Uncovering CWE-CVE-CPE Relations with Threat Knowledge Graphs
Zhenpeng Shi, Nikolay Matyunin, Kalman Graffi, David Starobinski
TL;DR
This work introduces threat knowledge graphs that fuse CVE, CWE, and CPE databases to enable link prediction across products, vulnerabilities, and weaknesses. It evaluates multiple KG embedding models, finding TransE to be the strongest for predicting CVE–CPE and CVE–CWE links in both closed- and open-world settings, and demonstrates predictive utility over time using historical data. The authors show that data optimizations (merging CPEs, removing unconnected entries) and data enrichments (CAPEC, CVSS vectors) can improve open-world prediction performance, particularly for CVE–CWE predictions, while maintaining solid closed-world performance. These results suggest practical use in threat modeling and vulnerability management, enabling proactive identification of plausible, future associations for prioritized verification and mitigation.
Abstract
Security assessment relies on public information about products, vulnerabilities, and weaknesses. So far, databases in these categories have rarely been analyzed in combination.
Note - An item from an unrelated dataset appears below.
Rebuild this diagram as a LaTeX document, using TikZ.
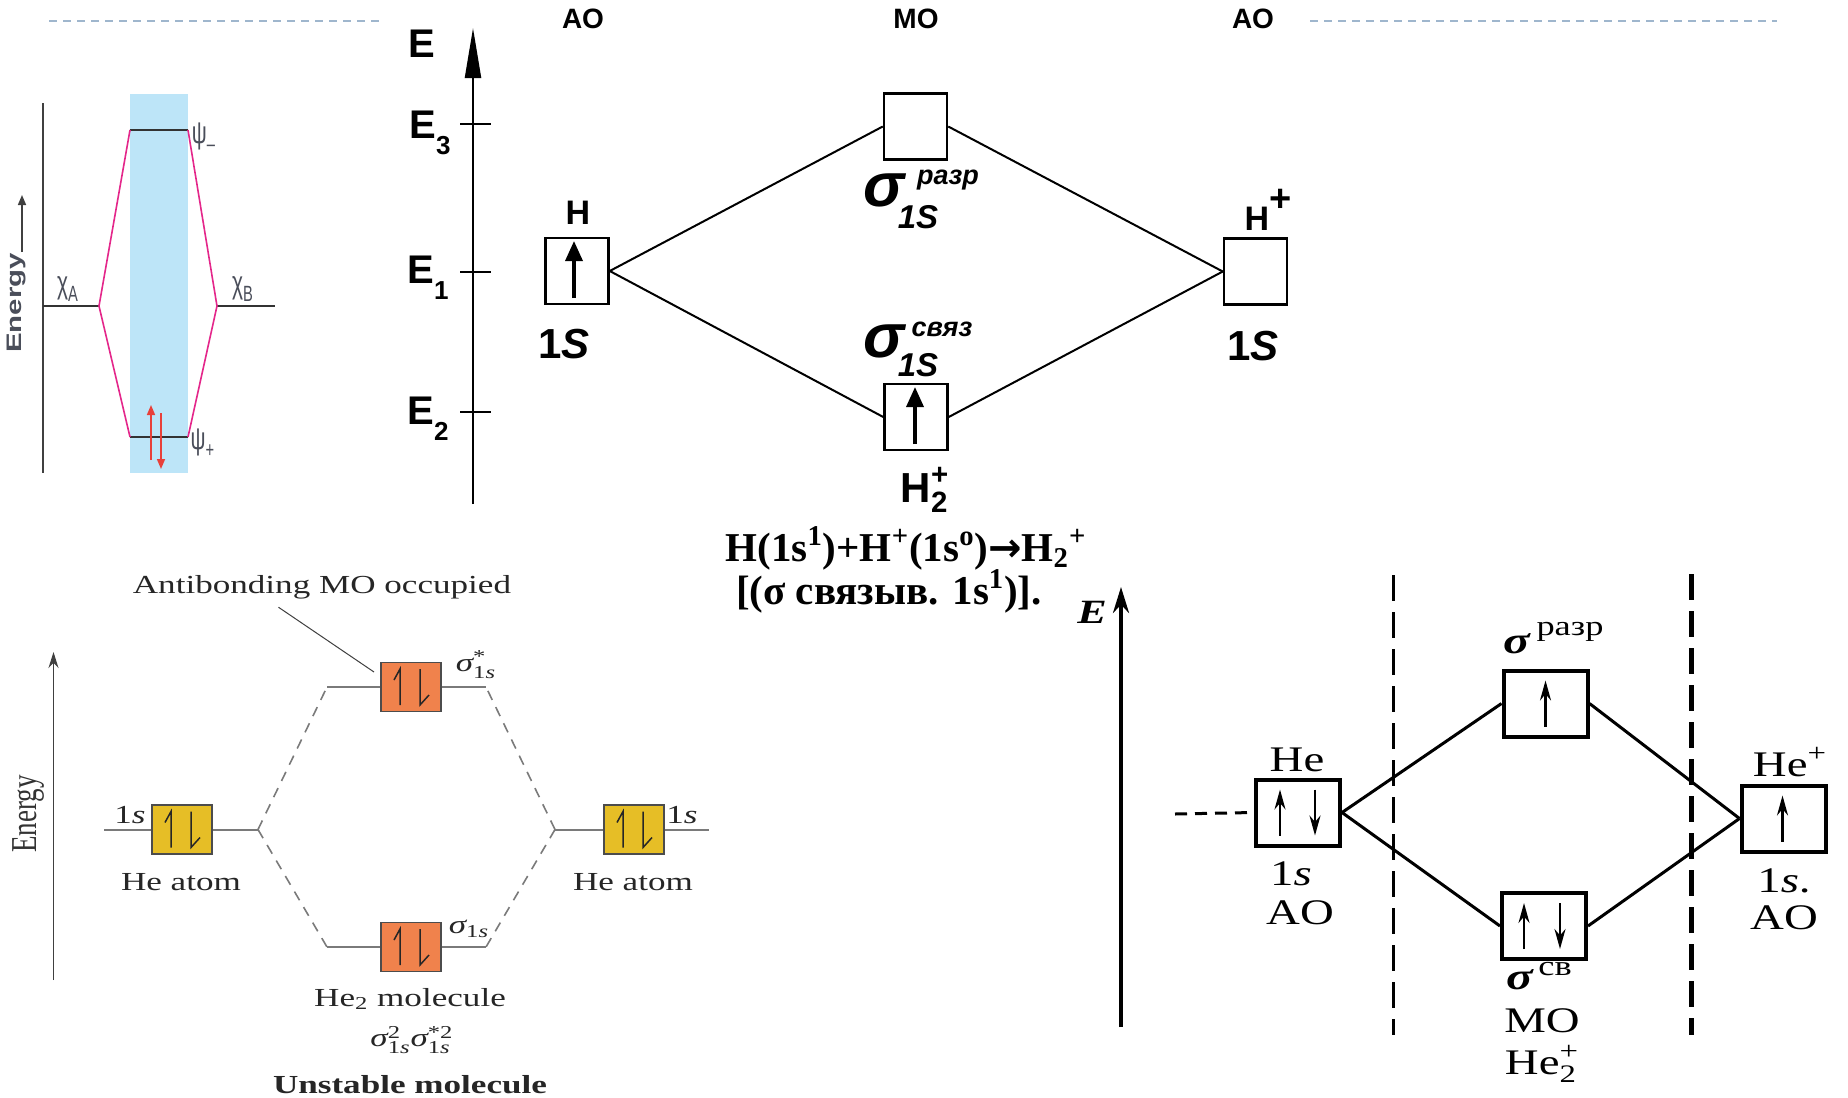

Yet, doing so could help predict unreported vulnerabilities and identify common threat patterns. In this paper, we propose a methodology for producing and optimizing a knowledge graph that aggregates knowledge from common threat databases (CVE, CWE, and CPE). We apply the threat knowledge graph to predict associations between threat databases, specifically between products, vulnerabilities, and weaknesses. We evaluate the prediction performance both in closed world with associations from the knowledge graph, and in open world with associations revealed afterward. Using rank-based metrics (i.e., Mean Rank, Mean Reciprocal Rank, and Hits@N scores), we demonstrate the ability of the threat knowledge graph to uncover many associations that are currently unknown but will be revealed in the future, which remains useful over different time periods. We propose approaches to optimize the knowledge graph, and show that they indeed help in further uncovering associations.